Which brings me back to the lecture at hand! October 8, 2004's episode, "Storm Front: Part 1", an ominous title suggesting a proximate sequel. Sigh. Instead of meeting up with Romulans or shaking Christopher Pike's Grandpa's Hand, Captain Jonathan Archer (Bakula, in case you didn't know) wakes up back in the 1940's, which isn't so bad... Maybe he'd meet up with Edith Keeler! Unfortunately, it's not our 1940's, it's a decade re-shaped by one of the many factions of time travelers from the future who have tipped the balance in favor of the Axis powers and all but insured a Nazi victory.
That's right! We're asked to swallow that Nazis have issues with blacks, Jews, and pretty much any people of color... however, Aliens with Green Skin and spikes all over their faces? Hey, that's as groovy as Sha-Na-Na! So we get Aliens in SS uniforms actually talking about the "Master Race"... which is what to them?
What follows is as predictable as a price tag on Minnie Pearl's hat! Archer escapes, hooks up with a gang of Boot-Leggers/ resistance fighters (former cast members from The Sopranos, word is bond), a beautiful love interest, and enough Nazi jokes to build a whole Indiana Jones movie around. Just to remind you that this is all "chilling", Nazi Alien leader Vosk confirms that New England is now New Deutschland!
And, of course, the crew of the Enterprise can't figure out where their future went (not to mention the Xindi, the Andorians, or for that matter Archer himself), but are sure determined to try. Enter T'Bod (oh, I mean T'Pol), nearly in tears(!), "Trip" Tucker, and Travis Mayweather, and just to confirm to everyone that this still was Enterprise and that Dean Stockwell wasn't about to pop up, call Archer "Sam" and play with some Texas Instruments Calculator, grinding out a "Ziggy says..." or a "Beam me Up Gooshy!" Suliban jack-off and Temporal Cold War Veteran Silik (John Fleck) sleazes his way onto the screen for a loyalty-questioning sub-plot!
The bottom line here is that Enterprise is still the only show on television that is totally impossible to forecast... and in the case of a prequel, that's more dangerous than positive. With all this temporal tinkering (they're even offering William Shatner a guest spot this season), and all the skewing of the Star Trek Continuity, you'd better believe that the only way out of this twisted mess is if Patrick Duffy appears on the show, kills Daniel, kisses T'Bod and explains that the entire third and fourth seasons were just figment of Pam Ewing's imagination! Now that's good Television!

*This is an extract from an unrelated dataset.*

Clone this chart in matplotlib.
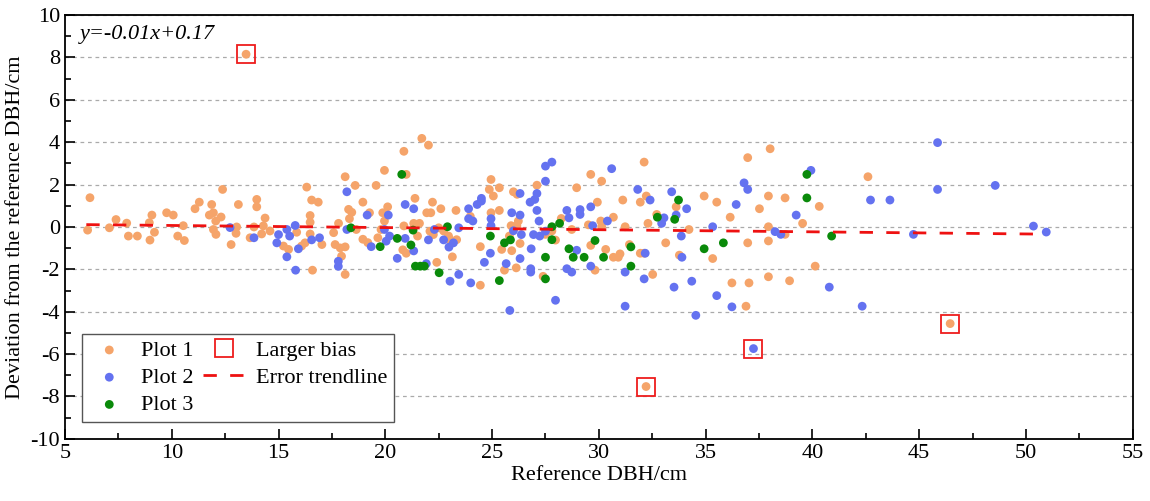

Bring on the Romulans... not that they too weren't ruined in Nemesis. Until then, though, Star Trek: Enterprise will remain a Must-See show that you ask yourself "WHY" after, every week. And with the "brilliant" UPN moving Enterprise into the Sci-Fi Death Slot of Friday Night at 8 (let me count the cancellations), we might not see much more of the poor show. Two and One Half Stars out of Five for Season 4's opener "Storm Front Part One"! If they don't get back on track soon, it might be too late. If they get cancelled without setting up anything of Star Trek's "Future History", in 10 years we'll all look back and say "Um, Why again?" Echoes of Voyager abound! So until they blame all this time-tavel mess on Picard's temporal tinkering in Star Trek: First Contact, I'll see you in the next reel... or... rather... see you in the next episode!